_DESCRIPTION OF THE TASK:_
Provide an exact copy of the lines from the beginning of the records through the line that includes "from matplotlib.patches import PathPatch", and of no others.

_Rows from a dataset of charts and code:_
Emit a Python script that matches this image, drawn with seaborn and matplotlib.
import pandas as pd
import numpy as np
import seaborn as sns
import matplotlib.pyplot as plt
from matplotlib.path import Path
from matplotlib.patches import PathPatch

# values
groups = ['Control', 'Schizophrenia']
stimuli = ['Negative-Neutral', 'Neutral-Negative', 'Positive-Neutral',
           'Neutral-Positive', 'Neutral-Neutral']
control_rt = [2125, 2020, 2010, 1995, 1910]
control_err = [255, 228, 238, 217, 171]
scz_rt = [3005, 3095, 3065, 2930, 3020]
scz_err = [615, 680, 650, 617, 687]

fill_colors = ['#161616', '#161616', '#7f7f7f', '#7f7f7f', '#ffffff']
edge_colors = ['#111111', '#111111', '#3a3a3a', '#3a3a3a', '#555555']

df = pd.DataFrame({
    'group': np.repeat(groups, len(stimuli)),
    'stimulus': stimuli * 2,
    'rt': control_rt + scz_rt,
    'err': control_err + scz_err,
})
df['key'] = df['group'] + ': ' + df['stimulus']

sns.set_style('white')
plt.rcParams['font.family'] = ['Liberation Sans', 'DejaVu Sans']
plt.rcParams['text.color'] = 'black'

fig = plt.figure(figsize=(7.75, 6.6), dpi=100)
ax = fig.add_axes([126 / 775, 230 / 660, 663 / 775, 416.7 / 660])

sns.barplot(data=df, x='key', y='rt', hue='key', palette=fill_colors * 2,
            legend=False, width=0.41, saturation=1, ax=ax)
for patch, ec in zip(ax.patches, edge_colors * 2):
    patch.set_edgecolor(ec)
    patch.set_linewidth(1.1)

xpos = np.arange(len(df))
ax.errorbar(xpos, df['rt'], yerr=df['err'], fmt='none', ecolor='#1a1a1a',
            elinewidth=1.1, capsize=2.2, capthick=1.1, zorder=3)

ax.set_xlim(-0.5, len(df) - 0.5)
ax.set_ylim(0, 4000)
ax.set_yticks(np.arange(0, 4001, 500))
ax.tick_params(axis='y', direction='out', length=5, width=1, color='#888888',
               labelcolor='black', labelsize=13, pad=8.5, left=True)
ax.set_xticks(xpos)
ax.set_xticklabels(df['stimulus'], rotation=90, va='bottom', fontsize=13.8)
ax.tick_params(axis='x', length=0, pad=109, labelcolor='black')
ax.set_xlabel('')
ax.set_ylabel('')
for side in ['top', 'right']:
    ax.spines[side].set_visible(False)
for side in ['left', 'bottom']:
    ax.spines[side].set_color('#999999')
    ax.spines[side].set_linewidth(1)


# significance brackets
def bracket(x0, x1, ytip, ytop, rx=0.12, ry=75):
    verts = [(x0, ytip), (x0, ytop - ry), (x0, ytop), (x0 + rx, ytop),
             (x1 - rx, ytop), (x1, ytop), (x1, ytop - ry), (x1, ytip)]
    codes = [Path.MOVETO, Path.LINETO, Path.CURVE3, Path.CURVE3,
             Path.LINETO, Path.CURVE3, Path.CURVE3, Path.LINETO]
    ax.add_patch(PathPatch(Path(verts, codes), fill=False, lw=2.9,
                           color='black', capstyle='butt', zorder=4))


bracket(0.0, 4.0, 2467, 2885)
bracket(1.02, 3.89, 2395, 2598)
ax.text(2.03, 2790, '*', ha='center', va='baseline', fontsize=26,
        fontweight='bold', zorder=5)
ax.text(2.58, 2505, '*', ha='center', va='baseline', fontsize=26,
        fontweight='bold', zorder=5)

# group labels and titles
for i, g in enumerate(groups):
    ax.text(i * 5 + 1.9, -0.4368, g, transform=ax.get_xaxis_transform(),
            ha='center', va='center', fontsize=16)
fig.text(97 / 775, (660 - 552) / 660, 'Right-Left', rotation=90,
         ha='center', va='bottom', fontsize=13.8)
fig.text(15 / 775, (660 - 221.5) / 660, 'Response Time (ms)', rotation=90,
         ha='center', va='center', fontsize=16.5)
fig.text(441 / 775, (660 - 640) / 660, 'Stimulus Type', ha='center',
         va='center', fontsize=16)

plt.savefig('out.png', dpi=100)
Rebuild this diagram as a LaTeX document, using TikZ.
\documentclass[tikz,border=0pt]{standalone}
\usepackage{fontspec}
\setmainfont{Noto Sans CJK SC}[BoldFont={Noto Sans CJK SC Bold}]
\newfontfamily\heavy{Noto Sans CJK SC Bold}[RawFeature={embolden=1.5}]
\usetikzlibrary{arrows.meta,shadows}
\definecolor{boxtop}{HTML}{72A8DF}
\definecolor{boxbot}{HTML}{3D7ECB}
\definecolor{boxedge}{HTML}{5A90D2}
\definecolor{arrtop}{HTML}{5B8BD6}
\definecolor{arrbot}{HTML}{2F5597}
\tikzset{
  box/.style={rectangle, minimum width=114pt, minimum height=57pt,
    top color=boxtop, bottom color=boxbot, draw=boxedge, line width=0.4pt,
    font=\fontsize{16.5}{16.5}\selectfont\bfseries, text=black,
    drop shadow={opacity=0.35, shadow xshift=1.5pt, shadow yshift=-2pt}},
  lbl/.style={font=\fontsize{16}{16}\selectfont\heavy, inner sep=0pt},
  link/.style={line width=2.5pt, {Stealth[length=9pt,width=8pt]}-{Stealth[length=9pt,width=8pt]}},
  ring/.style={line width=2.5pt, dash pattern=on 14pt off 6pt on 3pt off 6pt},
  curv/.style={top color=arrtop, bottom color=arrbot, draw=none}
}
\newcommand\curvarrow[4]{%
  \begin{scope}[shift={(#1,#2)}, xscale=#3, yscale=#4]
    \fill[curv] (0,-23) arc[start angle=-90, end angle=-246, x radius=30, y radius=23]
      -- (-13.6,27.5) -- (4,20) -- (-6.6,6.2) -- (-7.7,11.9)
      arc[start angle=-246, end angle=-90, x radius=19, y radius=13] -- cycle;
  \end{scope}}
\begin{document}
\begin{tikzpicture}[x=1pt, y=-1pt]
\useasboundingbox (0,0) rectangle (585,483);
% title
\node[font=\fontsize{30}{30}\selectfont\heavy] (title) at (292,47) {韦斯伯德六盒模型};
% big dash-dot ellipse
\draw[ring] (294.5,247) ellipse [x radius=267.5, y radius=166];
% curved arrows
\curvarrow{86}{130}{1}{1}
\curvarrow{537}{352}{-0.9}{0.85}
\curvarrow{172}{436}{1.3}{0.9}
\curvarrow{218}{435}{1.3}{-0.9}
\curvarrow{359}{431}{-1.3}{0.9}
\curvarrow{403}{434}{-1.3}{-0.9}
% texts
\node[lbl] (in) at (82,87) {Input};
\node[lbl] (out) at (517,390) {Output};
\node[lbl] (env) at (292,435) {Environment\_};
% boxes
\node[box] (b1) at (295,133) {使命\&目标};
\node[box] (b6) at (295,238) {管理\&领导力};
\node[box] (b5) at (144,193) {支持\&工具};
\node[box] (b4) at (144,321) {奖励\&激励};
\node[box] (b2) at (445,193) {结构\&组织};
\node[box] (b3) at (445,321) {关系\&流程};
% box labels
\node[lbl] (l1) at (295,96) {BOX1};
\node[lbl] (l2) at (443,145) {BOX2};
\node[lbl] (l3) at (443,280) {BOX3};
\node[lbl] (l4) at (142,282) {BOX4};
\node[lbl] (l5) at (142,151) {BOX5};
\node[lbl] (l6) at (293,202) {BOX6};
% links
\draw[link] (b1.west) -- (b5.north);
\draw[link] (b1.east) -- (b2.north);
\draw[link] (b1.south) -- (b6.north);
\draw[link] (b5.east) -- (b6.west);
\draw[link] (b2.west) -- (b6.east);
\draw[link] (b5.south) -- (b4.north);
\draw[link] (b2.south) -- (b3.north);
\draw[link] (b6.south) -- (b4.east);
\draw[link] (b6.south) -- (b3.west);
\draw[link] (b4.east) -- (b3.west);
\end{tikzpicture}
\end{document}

_TASK RESULT:_
Emit a Python script that matches this image, drawn with seaborn and matplotlib.
import pandas as pd
import numpy as np
import seaborn as sns
import matplotlib.pyplot as plt
from matplotlib.path import Path
from matplotlib.patches import PathPatch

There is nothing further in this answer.